I need to decode a timestamp encoded as an IEEE double (from iOS NSTimeInterval ) and stored in a 8 byte array, so that I can use ctime to print out the timestamp in a human readable format. This is trivial on most systems, but not on mine.

Example: on iOS side

uint8_t data[8];
double x = 3.14;
memcpy(data,&x,8);

I'm running on a MSP430F5438A and I need to use the COFF ABI to link with 3rd part libraries. TI's Code Composer does not support 64-bit floating point types (IEEE double) if you use the COFF ABI. It treats double the same as float (ie single precision).

These don't work.

uint8_t data[8];
double x; 
memcpy(&x,data,8);

or

x = *(double*)data;

or

union {
   uint8_t data[8];
   double d;
} x;
memcpy(x.data,data,8);

I just get gibberish, because double is only 4 bytes using Code Composer. I need a way to directly convert the uint8_t[8] data (which is a legitimate IEEE double precision value) into an integer value.

Answer 1

This will convert an integral double to an exact uint32_t (as long as there is no overflow, up to 2^32-1). It will not work if the double is Nan or Inf, but that is unlikely.

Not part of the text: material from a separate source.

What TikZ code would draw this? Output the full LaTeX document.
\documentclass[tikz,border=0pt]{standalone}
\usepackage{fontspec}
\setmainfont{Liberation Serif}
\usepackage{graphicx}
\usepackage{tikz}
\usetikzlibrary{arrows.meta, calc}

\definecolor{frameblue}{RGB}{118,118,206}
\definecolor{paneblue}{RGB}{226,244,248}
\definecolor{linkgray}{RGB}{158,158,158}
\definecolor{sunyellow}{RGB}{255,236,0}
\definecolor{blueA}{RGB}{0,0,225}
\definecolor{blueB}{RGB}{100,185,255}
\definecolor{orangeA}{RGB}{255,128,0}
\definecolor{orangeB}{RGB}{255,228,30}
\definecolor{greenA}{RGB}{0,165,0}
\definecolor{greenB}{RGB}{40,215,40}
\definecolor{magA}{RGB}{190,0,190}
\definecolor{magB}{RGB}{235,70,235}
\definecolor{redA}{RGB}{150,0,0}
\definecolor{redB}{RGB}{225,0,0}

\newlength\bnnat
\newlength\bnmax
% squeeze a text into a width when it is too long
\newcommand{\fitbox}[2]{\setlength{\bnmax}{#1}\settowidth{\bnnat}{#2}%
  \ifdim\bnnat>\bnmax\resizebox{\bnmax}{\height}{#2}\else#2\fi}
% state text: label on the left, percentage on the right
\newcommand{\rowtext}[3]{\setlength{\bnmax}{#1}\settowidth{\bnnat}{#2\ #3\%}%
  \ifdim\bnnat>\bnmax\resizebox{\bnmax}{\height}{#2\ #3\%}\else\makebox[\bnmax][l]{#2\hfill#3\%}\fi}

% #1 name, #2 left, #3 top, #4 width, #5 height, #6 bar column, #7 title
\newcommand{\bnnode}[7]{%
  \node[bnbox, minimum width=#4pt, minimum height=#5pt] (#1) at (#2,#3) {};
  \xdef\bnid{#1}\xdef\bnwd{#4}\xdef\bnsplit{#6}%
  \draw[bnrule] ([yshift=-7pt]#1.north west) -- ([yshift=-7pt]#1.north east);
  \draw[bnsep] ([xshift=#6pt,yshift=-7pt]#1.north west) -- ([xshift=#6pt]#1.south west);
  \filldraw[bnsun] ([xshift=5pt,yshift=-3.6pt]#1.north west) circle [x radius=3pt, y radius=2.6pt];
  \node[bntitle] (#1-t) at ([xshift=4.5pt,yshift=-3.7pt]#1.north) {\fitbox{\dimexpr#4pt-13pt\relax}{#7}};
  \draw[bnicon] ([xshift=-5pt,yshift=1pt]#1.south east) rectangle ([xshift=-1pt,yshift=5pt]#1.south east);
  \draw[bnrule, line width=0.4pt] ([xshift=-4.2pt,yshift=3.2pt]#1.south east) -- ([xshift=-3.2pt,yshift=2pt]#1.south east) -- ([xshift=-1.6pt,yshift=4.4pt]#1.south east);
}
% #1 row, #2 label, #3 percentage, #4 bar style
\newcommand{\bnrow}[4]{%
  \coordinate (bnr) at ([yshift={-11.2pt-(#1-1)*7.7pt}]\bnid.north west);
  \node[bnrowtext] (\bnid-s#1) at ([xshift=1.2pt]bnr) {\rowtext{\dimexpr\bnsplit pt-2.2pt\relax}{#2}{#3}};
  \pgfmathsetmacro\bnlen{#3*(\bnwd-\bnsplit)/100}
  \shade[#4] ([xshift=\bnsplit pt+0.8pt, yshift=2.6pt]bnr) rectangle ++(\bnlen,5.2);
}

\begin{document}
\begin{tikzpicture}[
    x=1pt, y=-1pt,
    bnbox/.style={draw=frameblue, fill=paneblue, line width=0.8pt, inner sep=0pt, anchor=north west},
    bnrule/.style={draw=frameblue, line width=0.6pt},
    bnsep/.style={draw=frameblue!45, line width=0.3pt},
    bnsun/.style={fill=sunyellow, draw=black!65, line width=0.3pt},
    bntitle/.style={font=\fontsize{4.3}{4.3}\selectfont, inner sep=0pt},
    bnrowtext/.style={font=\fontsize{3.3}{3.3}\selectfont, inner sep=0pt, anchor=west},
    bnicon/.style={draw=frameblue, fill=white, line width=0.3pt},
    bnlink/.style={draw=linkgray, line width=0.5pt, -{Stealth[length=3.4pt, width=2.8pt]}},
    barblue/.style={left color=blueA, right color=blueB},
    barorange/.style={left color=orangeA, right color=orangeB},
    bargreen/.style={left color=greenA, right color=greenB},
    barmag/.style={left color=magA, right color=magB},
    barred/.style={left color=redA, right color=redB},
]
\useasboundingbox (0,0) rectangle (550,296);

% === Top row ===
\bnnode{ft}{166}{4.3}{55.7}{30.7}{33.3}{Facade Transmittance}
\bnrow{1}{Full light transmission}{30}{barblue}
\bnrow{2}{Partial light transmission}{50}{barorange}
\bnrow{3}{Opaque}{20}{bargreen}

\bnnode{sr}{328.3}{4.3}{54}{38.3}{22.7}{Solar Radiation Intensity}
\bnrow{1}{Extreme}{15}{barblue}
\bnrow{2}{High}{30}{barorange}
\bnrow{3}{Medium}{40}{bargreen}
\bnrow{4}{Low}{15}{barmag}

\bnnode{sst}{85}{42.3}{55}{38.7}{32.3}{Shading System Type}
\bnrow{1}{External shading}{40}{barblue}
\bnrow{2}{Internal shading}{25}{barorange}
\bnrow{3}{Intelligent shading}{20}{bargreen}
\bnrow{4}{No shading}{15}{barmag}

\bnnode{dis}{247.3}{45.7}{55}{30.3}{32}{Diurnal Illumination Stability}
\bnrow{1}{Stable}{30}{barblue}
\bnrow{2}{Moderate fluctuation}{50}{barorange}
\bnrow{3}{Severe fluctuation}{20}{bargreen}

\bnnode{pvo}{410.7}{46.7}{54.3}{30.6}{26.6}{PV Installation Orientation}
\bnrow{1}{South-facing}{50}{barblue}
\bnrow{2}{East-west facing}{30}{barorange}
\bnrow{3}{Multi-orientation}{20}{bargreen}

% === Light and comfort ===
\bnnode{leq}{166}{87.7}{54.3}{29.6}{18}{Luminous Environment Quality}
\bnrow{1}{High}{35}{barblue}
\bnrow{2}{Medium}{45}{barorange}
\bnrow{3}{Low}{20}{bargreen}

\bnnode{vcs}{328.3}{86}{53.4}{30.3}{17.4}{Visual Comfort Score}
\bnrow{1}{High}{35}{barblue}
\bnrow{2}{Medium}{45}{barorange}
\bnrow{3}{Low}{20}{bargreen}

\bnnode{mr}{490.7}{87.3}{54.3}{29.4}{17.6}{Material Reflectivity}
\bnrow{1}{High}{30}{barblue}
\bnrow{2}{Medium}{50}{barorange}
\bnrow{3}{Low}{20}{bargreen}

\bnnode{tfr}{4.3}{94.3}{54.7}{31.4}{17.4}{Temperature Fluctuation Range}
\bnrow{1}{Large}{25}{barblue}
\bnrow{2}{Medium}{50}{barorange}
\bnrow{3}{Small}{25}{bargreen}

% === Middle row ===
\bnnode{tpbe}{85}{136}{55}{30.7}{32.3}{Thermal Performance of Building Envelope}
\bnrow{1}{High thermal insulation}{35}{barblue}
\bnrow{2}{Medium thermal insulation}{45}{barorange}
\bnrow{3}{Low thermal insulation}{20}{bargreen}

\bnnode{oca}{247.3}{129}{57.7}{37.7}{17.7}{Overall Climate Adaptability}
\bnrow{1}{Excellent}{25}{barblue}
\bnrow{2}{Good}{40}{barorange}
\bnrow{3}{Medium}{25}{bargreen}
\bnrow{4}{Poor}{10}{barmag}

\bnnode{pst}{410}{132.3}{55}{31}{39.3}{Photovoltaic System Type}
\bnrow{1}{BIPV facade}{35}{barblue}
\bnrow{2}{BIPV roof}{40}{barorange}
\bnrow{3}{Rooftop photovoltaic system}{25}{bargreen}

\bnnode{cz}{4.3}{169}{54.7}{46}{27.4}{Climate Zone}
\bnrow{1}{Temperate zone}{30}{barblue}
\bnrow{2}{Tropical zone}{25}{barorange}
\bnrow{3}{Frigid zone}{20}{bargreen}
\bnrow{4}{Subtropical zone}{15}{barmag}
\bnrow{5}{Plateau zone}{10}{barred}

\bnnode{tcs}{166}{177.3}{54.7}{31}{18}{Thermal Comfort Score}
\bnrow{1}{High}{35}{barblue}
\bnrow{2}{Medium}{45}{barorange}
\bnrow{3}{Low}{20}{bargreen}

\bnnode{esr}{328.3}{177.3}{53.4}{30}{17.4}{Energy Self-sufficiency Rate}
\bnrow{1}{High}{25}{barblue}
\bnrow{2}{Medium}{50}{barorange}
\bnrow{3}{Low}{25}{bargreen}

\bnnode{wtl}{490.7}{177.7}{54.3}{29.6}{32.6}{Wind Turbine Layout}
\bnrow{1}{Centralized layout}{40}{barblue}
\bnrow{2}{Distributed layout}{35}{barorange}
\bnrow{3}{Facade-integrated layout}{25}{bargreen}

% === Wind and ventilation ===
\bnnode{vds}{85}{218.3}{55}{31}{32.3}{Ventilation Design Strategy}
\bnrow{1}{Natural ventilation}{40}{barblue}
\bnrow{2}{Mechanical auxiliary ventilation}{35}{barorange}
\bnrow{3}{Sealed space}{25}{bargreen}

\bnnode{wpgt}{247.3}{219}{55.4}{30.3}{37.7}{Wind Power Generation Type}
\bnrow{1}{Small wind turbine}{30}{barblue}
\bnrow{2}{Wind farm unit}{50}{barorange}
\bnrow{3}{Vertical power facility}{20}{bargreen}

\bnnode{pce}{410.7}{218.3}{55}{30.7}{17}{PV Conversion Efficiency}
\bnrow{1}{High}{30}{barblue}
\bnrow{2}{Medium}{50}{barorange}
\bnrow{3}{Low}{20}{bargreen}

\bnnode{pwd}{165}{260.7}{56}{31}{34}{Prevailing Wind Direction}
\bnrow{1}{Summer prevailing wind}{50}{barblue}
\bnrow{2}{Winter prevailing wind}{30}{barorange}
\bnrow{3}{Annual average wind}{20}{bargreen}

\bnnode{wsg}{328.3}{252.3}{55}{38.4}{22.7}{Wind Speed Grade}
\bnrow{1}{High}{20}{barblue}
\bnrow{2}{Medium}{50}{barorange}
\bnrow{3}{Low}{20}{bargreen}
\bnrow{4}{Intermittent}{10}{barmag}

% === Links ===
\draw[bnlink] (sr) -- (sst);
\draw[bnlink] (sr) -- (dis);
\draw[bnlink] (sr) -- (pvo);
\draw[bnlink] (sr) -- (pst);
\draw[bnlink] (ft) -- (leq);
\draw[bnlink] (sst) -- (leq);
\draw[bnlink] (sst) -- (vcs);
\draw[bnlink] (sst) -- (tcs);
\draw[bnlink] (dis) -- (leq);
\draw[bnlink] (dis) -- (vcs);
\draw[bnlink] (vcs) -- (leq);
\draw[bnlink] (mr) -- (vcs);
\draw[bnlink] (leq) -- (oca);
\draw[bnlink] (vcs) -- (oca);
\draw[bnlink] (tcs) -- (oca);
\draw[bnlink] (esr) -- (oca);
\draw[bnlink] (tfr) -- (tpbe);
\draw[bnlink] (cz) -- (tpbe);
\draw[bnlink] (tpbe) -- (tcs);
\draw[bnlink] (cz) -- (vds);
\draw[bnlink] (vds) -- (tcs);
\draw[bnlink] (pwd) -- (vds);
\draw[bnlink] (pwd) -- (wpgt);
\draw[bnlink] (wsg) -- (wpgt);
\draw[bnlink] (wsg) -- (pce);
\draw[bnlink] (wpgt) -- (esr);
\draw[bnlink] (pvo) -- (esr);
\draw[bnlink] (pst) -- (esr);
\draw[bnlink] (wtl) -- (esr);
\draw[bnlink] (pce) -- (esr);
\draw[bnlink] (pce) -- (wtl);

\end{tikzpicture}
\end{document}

static unsigned long ConvertDoubleToULong(void* d)
{
 unsigned long long x;
 unsigned long long sign ;
 long exponent;
 unsigned long long mantissa;

 memcpy(&x,d,8);

 // IEEE binary64 format (unsupported)
 sign     = (x >> 63) & 1; // 1 bit
 exponent = ((x >> 52) & 0x7FF); // 11 bits
 mantissa = (x >> 0) & 0x000FFFFFFFFFFFFFULL; // 52 bits
 exponent -= 1023;

 mantissa |=           0x0010000000000000ULL; // add implicit 1

 int rshift = 52 - exponent;
 if (rshift > 52) {
    x = 0;
 } else if (rshift >=0) {
    x = mantissa >> rshift;
 } else {
    x = 0x7FFFFFFF;
 }
 if (sign == 0) {
    return x;
 } else {
    return -x;
 }
}